A Response of Love

25 August 2019. Twenty-first Sunday in Ordinary Time

Reflection (Sem. Justin G. Gatus)

Before we had our Thirty-day Ignatian Retreat, Bishop Robbie invited our batch to reflect on the idea of “concern for others”. He asked us to pray and think about this idea to help our seminary community and at the same time, a means in our growth as a person and as a future priest. He further explained that this “concern for others” encompasses all—from the smallest deeds such as returning things to where we got them, making sure that we leave the room clean after using it, and even up to the most challenging acts such as accompanying and mentoring a brother in the community. After Bishop Robbie’s invitation, his words started to take root in me. Although there is still a lot of work to be done, the awareness of this invitation has changed me in many ways especially in my concern for others.

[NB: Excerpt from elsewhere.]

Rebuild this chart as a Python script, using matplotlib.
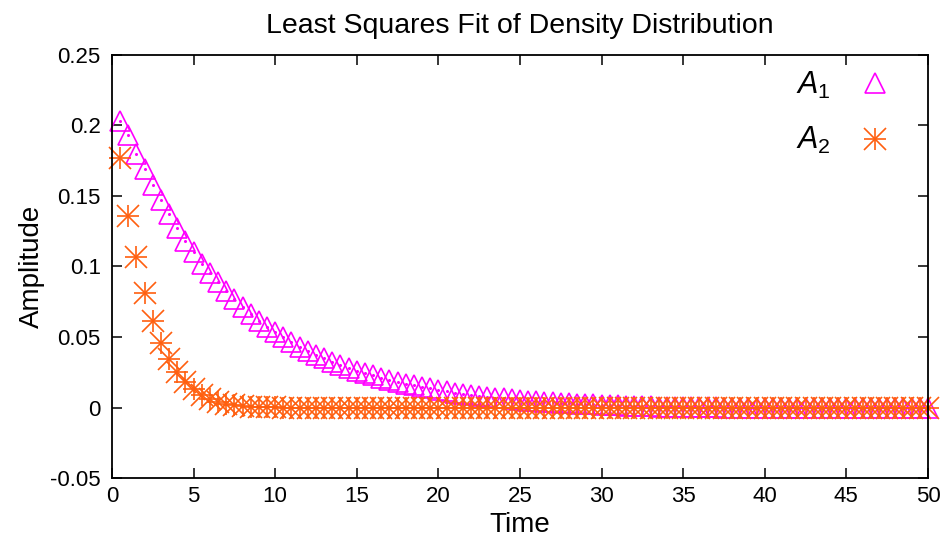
import matplotlib
matplotlib.use("Agg")
import matplotlib.pyplot as plt
from matplotlib.ticker import FormatStrFormatter
from matplotlib.legend_handler import HandlerTuple

plt.rcParams["font.family"] = ["Liberation Sans", "DejaVu Sans"]
plt.rcParams["mathtext.fontset"] = "custom"
plt.rcParams["mathtext.it"] = "Liberation Sans:italic"
plt.rcParams["mathtext.rm"] = "Liberation Sans"

# time samples every 0.5 from 0.5 to 50
time = [0.5 * (i + 1) for i in range(100)]

amp_a1 = [
    0.2030, 0.1930, 0.1800, 0.1690, 0.1580, 0.1470, 0.1370, 0.1270, 0.1180, 0.1100,
    0.1020, 0.0953, 0.0887, 0.0825, 0.0768, 0.0711, 0.0662, 0.0616, 0.0574, 0.0534,
    0.0497, 0.0463, 0.0431, 0.0401, 0.0374, 0.0348, 0.0324, 0.0302, 0.0281, 0.0261,
    0.0243, 0.0227, 0.0211, 0.0196, 0.0183, 0.0170, 0.0158, 0.0147, 0.0137, 0.0125,
    0.0115, 0.0106, 0.0098, 0.0090, 0.0083, 0.0076, 0.0070, 0.0064, 0.0059, 0.0054,
    0.0049, 0.0045, 0.0041, 0.0037, 0.0033, 0.0030, 0.0027, 0.0024, 0.0022, 0.0019,
    0.0017, 0.0015, 0.0013, 0.0011, 0.0010, 0.0008, 0.0007, 0.0006, 0.0005, 0.0004,
    0.0003, 0.0002, 0.0001, 0.0001, 0.0000, -0.0001, -0.0001, -0.0002, -0.0002, -0.0002,
    -0.0003, -0.0003, -0.0003, -0.0003, -0.0003, -0.0003, -0.0003, -0.0003, -0.0003, -0.0002,
    -0.0002, -0.0002, -0.0002, -0.0002, -0.0002, -0.0002, -0.0001, -0.0001, -0.0001, -0.0001,
]

amp_a2 = [
    0.1770, 0.1355, 0.1066, 0.0810, 0.0610, 0.0456, 0.0345, 0.0255, 0.0184, 0.0133,
    0.0090, 0.0062, 0.0040, 0.0026, 0.0017, 0.0011, 0.0007, 0.0004, 0.0002, 0.0001,
    0.0000, 0.0000, 0.0000, 0.0000, 0.0000, 0.0000, 0.0000, 0.0000, 0.0000, 0.0000,
    0.0000, 0.0000, 0.0000, 0.0000, 0.0000, 0.0000, 0.0000, 0.0000, 0.0000, 0.0000,
    0.0000, 0.0000, 0.0000, 0.0000, 0.0000, 0.0000, 0.0000, 0.0000, 0.0000, 0.0000,
    0.0000, 0.0000, 0.0000, 0.0000, 0.0000, 0.0000, 0.0000, 0.0000, 0.0000, 0.0000,
    0.0000, 0.0000, 0.0000, 0.0000, 0.0000, 0.0000, 0.0000, 0.0000, 0.0000, 0.0000,
    0.0000, 0.0000, 0.0000, 0.0000, 0.0000, 0.0000, 0.0000, 0.0000, 0.0000, 0.0000,
    0.0000, 0.0000, 0.0000, 0.0000, 0.0000, 0.0000, 0.0000, 0.0000, 0.0000, 0.0000,
    0.0000, 0.0000, 0.0000, 0.0000, 0.0000, 0.0000, 0.0000, 0.0000, 0.0000, 0.0000,
]

x_ticks = [0, 5, 10, 15, 20, 25, 30, 35, 40, 45, 50]
y_ticks = [-0.05, 0, 0.05, 0.1, 0.15, 0.2, 0.25]

c_a1 = "#ff00ff"
c_a2 = "#ff5f0f"

fig = plt.figure(figsize=(9.44, 5.38), dpi=100)
ax = fig.add_axes([0.1186, 0.1115, 0.8644, 0.7863])

# A1: open triangles with a small centre dot
h_a1, = ax.plot(time, amp_a1, linestyle="none", marker="^", ms=14.5,
                mfc="none", mec=c_a1, mew=1.2, clip_on=False)
ax.plot(time, amp_a1, linestyle="none", marker="o", ms=1.2,
        mfc=c_a1, mec=c_a1, clip_on=False)

# A2: asterisk built from '+' and 'x'
h_a2p, = ax.plot(time, amp_a2, linestyle="none", marker="+", ms=16.5,
                 mec=c_a2, mew=1.2, clip_on=False)
h_a2x, = ax.plot(time, amp_a2, linestyle="none", marker="x", ms=16.5,
                 mec=c_a2, mew=1.2, clip_on=False)

ax.set_xlim(0, 50)
ax.set_ylim(-0.05, 0.25)
ax.set_xticks(x_ticks)
ax.set_yticks(y_ticks)
ax.yaxis.set_major_formatter(FormatStrFormatter("%g"))
ax.tick_params(axis="both", which="major", direction="in", length=7, width=1.1,
               top=True, right=True, labelsize=16)
ax.tick_params(axis="y", pad=8)
ax.tick_params(axis="x", pad=6)
for sp in ax.spines.values():
    sp.set_linewidth(1.3)

ax.set_title("Least Squares Fit of Density Distribution", fontsize=20.5, pad=16)
ax.set_xlabel("Time", fontsize=20, labelpad=3)
ax.set_ylabel("Amplitude", fontsize=20, labelpad=4)

ax.legend([h_a1, (h_a2p, h_a2x)], ["$A_1$", "$A_2$"],
          handler_map={tuple: HandlerTuple(ndivide=1)},
          loc="upper right", bbox_to_anchor=(0.99, 1.03), frameon=False,
          markerfirst=False, fontsize=22, handlelength=1.1, handletextpad=0.9,
          labelspacing=0.8, numpoints=1)

fig.savefig("out.png", dpi=100)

                The Gospel for today reminds me of that same invitation: a response of love by our concern for the other. Jesus is reminding us that entering the Kingdom does not lie with God but with our response to the divine invitation to love and care for others. God loved us first, and so he gives us many opportunities to respond to this love by our self-giving and self-sacrifice for others. He keeps His door open and always welcomes us to enter in His Kingdom. I am invited by today’s Gospel to be constantly aware of every situation and opportunity to respond to His love. No matter how seemingly insignificant that act may be, I must always strive to the best of my capacity in caring and loving others. I should always share myself joyfully to others, mindful of the love and gifts God is bestowing on me. I must also remember not to be a burden and hindrance to others by putting a lot of things in their baggage. Instead, I must always grab the opportunity to help those people with heavy baggage by accompaniment and journeying together.

The Gospel Today

Luke 13: 22 – 30

Jesus passed through towns and villages,
teaching as he went and making his way to Jerusalem. 
Someone asked him,
“Lord, will only a few people be saved?” 
He answered them,
“Strive to enter through the narrow gate,
for many, I tell you, will attempt to enter
but will not be strong enough. 
After the master of the house has arisen and locked the door,
then will you stand outside knocking and saying,
‘Lord, open the door for us.’
He will say to you in reply,
‘I do not know where you are from.
And you will say,
‘We ate and drank in your company and you taught in our streets.’
Then he will say to you,
‘I do not know where you are from. 
Depart from me, all you evildoers!’
And there will be wailing and grinding of teeth
when you see Abraham, Isaac, and Jacob
and all the prophets in the kingdom of God
and you yourselves cast out.
And people will come from the east and the west
and from the north and the south
and will recline at table in the kingdom of God. 
For behold, some are last who will be first,
and some are first who will be last.”